John Ware jware at erols.com
Mon Sep 21 18:41:59 UTC 2020


Dear List,

The recent mail from Doug Fenner (thanks Doug) mentioned the following 
two interesting observations:

*Papers are increasingly impenetrable.
*

*Science is getting harder to read *

Those few that have read my comments on reef science that were published 
in Reef Encounter (1991) may recall that basically what I meant is:

*Global warming, bad for reefs but great for coral-reef scientists. *

In RE in 2019 I demonstrated that, between 1988/89 to 2019 there has 
been an approximately 4 fold increase in the number of papers appearing 
in Coral Reefs and the percentage of papers with more than 5 authors has 
increased by a more than a factor of 20.

What I should have predicted back in 1991, and mentioned in 2019, is 
that the papers will be increasingly looking at finer and finer elements 
of coral ecology.  In the 'old days' reef scientists swam over reefs and 
counted fish or corals or whatever.  Now, there is this finer and finer 
tuning on what is going on inside corals and the zoox.

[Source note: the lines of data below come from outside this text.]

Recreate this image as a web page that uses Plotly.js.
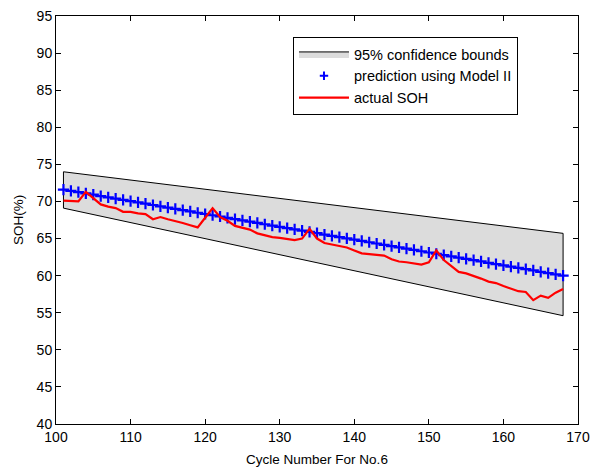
<!DOCTYPE html>
<html>
<head>
<meta charset="utf-8">
<script src="https://cdn.plot.ly/plotly-3.0.1.min.js"></script>
<style>html,body{margin:0;padding:0;background:#fff;}#chart{width:592px;height:474px;}</style>
</head>
<body>
<div id="chart"></div>
<script>
// Cycle numbers
const cycles = [101,102,103,104,105,106,107,108,109,110,111,112,113,114,115,116,117,118,119,120,
  121,122,123,124,125,126,127,128,129,130,131,132,133,134,135,136,137,138,139,140,
  141,142,143,144,145,146,147,148,149,150,151,152,153,154,155,156,157,158,159,160,
  161,162,163,164,165,166,167,168];

// Prediction using Model II
const predictedSOH = [71.60,71.43,71.25,71.08,70.91,70.73,70.56,70.39,70.22,70.04,69.87,69.70,69.52,69.35,69.18,69.00,68.83,68.66,68.48,68.31,
  68.14,67.97,67.79,67.62,67.45,67.27,67.10,66.93,66.75,66.58,66.41,66.23,66.06,65.89,65.72,65.54,65.37,65.20,65.02,64.85,
  64.68,64.50,64.33,64.16,63.98,63.81,63.64,63.47,63.29,63.12,62.95,62.77,62.60,62.43,62.25,62.08,61.91,61.73,61.56,61.39,
  61.22,61.04,60.87,60.70,60.52,60.35,60.18,60.00];

// Actual SOH
const actualSOH = [70.1,70.0,70.0,71.3,70.4,69.6,69.3,69.1,68.6,68.6,68.4,68.3,67.6,67.9,67.6,67.4,67.1,66.8,66.5,67.8,
  69.1,67.9,67.4,66.7,66.5,66.2,65.7,65.4,65.2,65.1,65.0,64.8,65.0,66.3,65.0,64.4,64.2,64.0,63.8,63.4,
  63.0,62.9,62.8,62.7,62.2,61.9,61.8,61.6,61.5,61.8,63.4,62.1,61.3,60.5,60.3,60.0,59.6,59.2,59.0,58.6,
  58.3,57.9,57.8,56.7,57.3,57.0,57.7,58.2];

// 95% confidence bounds
const boundCycles = [101,105,110,115,120,125,130,135,140,145,150,155,160,165,168];
const upperBound = [74.00,73.50,72.89,72.27,71.65,71.03,70.41,69.79,69.17,68.55,67.93,67.31,66.69,66.07,65.70];
const lowerBound = [69.10,68.23,67.15,66.07,64.99,63.91,62.82,61.74,60.66,59.58,58.50,57.41,56.33,55.25,54.60];

const xTicks = [100,110,120,130,140,150,160,170];
const yTicks = [40,45,50,55,60,65,70,75,80,85,90,95];

// closed polygon for the band
const bandX = boundCycles.concat(boundCycles.slice().reverse(), [boundCycles[0]]);
const bandY = upperBound.concat(lowerBound.slice().reverse(), [upperBound[0]]);

const font = 'Liberation Sans, Arial, Helvetica, sans-serif';

const traces = [
  {
    x: bandX, y: bandY, type: 'scatter', mode: 'lines',
    fill: 'toself', fillcolor: '#dcdcdc',
    line: {color: '#000000', width: 1},
    name: '95% confidence bounds', hoverinfo: 'skip'
  },
  {
    x: cycles, y: predictedSOH, type: 'scatter', mode: 'markers',
    marker: {symbol: 'cross-thin', size: 8, color: '#0000ff', line: {color: '#0000ff', width: 2.2}},
    name: 'prediction using Model II', showlegend: false
  },
  {
    // legend entry only (smaller marker as in the reference legend)
    x: [null], y: [null], type: 'scatter', mode: 'markers',
    marker: {symbol: 'cross-thin', size: 6, color: '#0000ff', line: {color: '#0000ff', width: 2}},
    name: 'prediction using Model II'
  },
  {
    x: cycles, y: actualSOH, type: 'scatter', mode: 'lines',
    line: {color: '#ff0000', width: 2.2},
    name: 'actual SOH'
  }
];

const axisCommon = {
  showgrid: false, zeroline: false,
  showline: true, linecolor: '#000000', linewidth: 1, mirror: 'ticks',
  ticks: 'inside', ticklen: 5, tickwidth: 1, tickcolor: '#000000',
  tickfont: {family: font, size: 14, color: '#000000'}
};

const layout = {
  width: 592, height: 474,
  margin: {l: 56, r: 14, t: 16, b: 50},
  paper_bgcolor: '#ffffff', plot_bgcolor: '#ffffff',
  showlegend: true,
  legend: {
    x: 0.454, y: 0.9485, xanchor: 'left', yanchor: 'top',
    bgcolor: '#ffffff', bordercolor: '#000000', borderwidth: 1,
    font: {family: font, size: 14.5, color: '#000000'},
    itemwidth: 50, tracegroupgap: 0
  },
  xaxis: Object.assign({}, axisCommon, {
    range: [100, 170], tickvals: xTicks, ticktext: xTicks.map(String),
    title: {text: 'Cycle Number For No.6', font: {family: font, size: 13.5, color: '#000000'}, standoff: 10}
  }),
  yaxis: Object.assign({}, axisCommon, {
    range: [40, 95], tickvals: yTicks, ticktext: yTicks.map(String),
    title: {text: 'SOH(%)', font: {family: font, size: 13.5, color: '#000000'}, standoff: 9}
  })
};

Plotly.newPlot('chart', traces, layout, {displayModeBar: false, staticPlot: true});
</script>
</body>
</html>
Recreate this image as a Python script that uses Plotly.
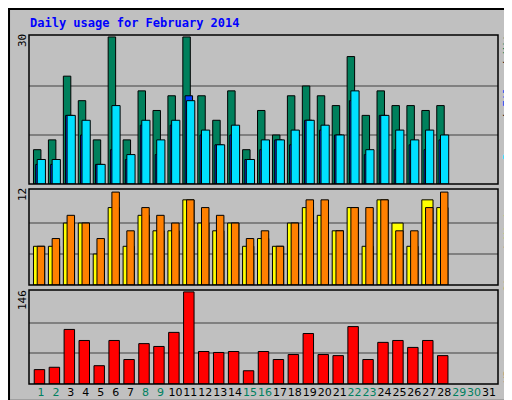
import plotly.graph_objects as go

days = list(range(1, 29))
hits = [7,9,22,17,9,30,9,19,15,18,30,18,13,19,7,15,10,18,20,18,16,26,14,19,16,16,15,16]
files = [5,5,14,13,4,16,6,13,9,13,17,11,8,12,5,9,9,11,13,12,10,19,7,14,11,9,11,10]
pages = [4,4,14,10,4,7,5,12,6,12,18,10,8,10,5,7,9,8,13,11,10,17,6,14,7,8,7,9]
sites = [5,5,8,8,4,10,5,9,7,7,11,8,7,8,5,6,5,8,10,9,7,10,5,11,8,5,11,10]
visits = [5,6,9,8,6,12,7,10,9,8,11,10,9,8,6,7,5,8,11,11,7,10,10,11,7,7,10,12]
kbytes = [22.8,26.5,86.5,69,29,69,38.8,64,59.5,81.8,146,51.5,50,51.5,21,51.5,38.8,46.7,80,46.7,45,91,38.8,66,69,58,69,45]
weekend = {1,2,8,9,15,16,22,23,29,30}
tick_days = list(range(1, 32))
title = "Daily usage for February 2014"

H = 400
def dom(a, b):
    return [1 - b / H, 1 - a / H]

fig = go.Figure()
ln = dict(color="black", width=1)
def bar(y, color, off, w, ax):
    fig.add_trace(go.Bar(x=days, y=y, offset=off, width=w, marker=dict(color=color, line=ln),
                         xaxis="x", yaxis=ax, showlegend=False, hoverinfo="skip"))

bar(hits, "#00805C", -0.5, 0.5, "y")
bar(pages, "#0040FF", -0.35, 0.5, "y")
bar(files, "#00E0FF", -0.25, 0.55, "y")
bar(sites, "#FFFF00", -0.5, 0.75, "y2")
bar(visits, "#FF8000", -0.25, 0.5, "y2")
bar(kbytes, "#FF0000", -0.45, 0.7, "y3")

gc = "#808080"
fig.update_layout(
    width=512, height=400, margin=dict(l=0, r=0, t=0, b=0, autoexpand=False),
    paper_bgcolor="#C0C0C0", plot_bgcolor="#C0C0C0", barmode="overlay",
    font=dict(family="DejaVu Sans Mono", size=11, color="black"),
    xaxis=dict(domain=[21/512, 490/512], range=[0.2, 31.6], showgrid=False, zeroline=False,
               tickmode="array", tickvals=tick_days, tickangle=0, automargin=False,
               ticktext=[f"<span style='color:{'#008060' if d in weekend else 'black'}'>{d}</span>" for d in tick_days],
               ticks="", anchor="y3", tickfont=dict(size=11, family="DejaVu Sans")),
    yaxis=dict(domain=dom(27, 176), range=[0, 30.4], tickvals=[10, 20], showticklabels=False,
               gridcolor=gc, gridwidth=2, zeroline=False, automargin=False),
    yaxis2=dict(domain=dom(181, 277), range=[0, 12.4], tickvals=[4, 8], showticklabels=False,
                gridcolor=gc, gridwidth=2, zeroline=False, automargin=False),
    yaxis3=dict(domain=dom(282, 376), range=[0, 149], tickvals=[146/3, 292/3], showticklabels=False,
                gridcolor=gc, gridwidth=2, zeroline=False, automargin=False),
)

shapes = [dict(type="rect", xref="paper", yref="paper", x0=0.002, x1=0.998, y0=0.0025, y1=0.9975,
               line=dict(color="black", width=2))]
for a, b in [(27, 176), (181, 277), (282, 376)]:
    d = dom(a, b)
    shapes.append(dict(type="rect", xref="paper", yref="paper", x0=21/512, x1=490/512, y0=d[0], y1=d[1],
                       line=dict(color="black", width=1.5)))
shapes.append(dict(type="line", xref="paper", yref="paper", x0=0.004, x1=0.996, y0=1-393/H, y1=1-393/H,
                   line=dict(color="#808080", width=3)))
fig.update_layout(shapes=shapes)

ann = [
    dict(text=f"<b>{title}</b>", x=20/512, y=1-15/H, xanchor="left",
         font=dict(color="#0000FF", size=12)),
    dict(text="30", x=14/512, y=1-33/H, textangle=-90),
    dict(text="12", x=14/512, y=1-187/H, textangle=-90),
    dict(text="146", x=14/512, y=1-292/H, textangle=-90),
    dict(text="<span style='color:#00E0FF'>Pages</span> / <span style='color:#0040FF'>Files</span> / <span style='color:#00805C'>Hits</span>",
         x=500/512, y=1-86/H, textangle=-90),
    dict(text="<span style='color:#FF8000'>Sites</span> / <span style='color:#FFFF00'>Visits</span>",
         x=500/512, y=1-238/H, textangle=-90),
    dict(text="<span style='color:#FF0000'>KBytes</span>",
         x=500/512, y=1-355/H, textangle=-90),
]
for a in ann:
    a.update(xref="paper", yref="paper", showarrow=False, yanchor="middle")
    a.setdefault("xanchor", "center")
fig.update_layout(annotations=ann)
fig.write_html("out.html")
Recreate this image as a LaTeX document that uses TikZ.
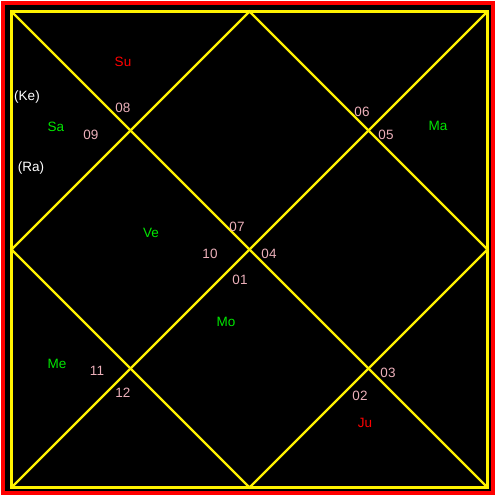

This reminded me of an event from my past.  Many years ago I shared an 
office with a man who had been the Chief Engineer for the construction 
of the Los Angeles class submarines.  One of his favorite comments on 
'progress' was:

"The scientists have gotten to the point that they can exam a flea and 
tell you what hair on the dog the flea came from.  But they are not sure 
what dog the hair was on."

Are we in danger of losing the 'big picture'?

John

-- 

  John R. Ware, PhD
  President
  SeaServices, LLC
  302 N. Mule Deer Pt.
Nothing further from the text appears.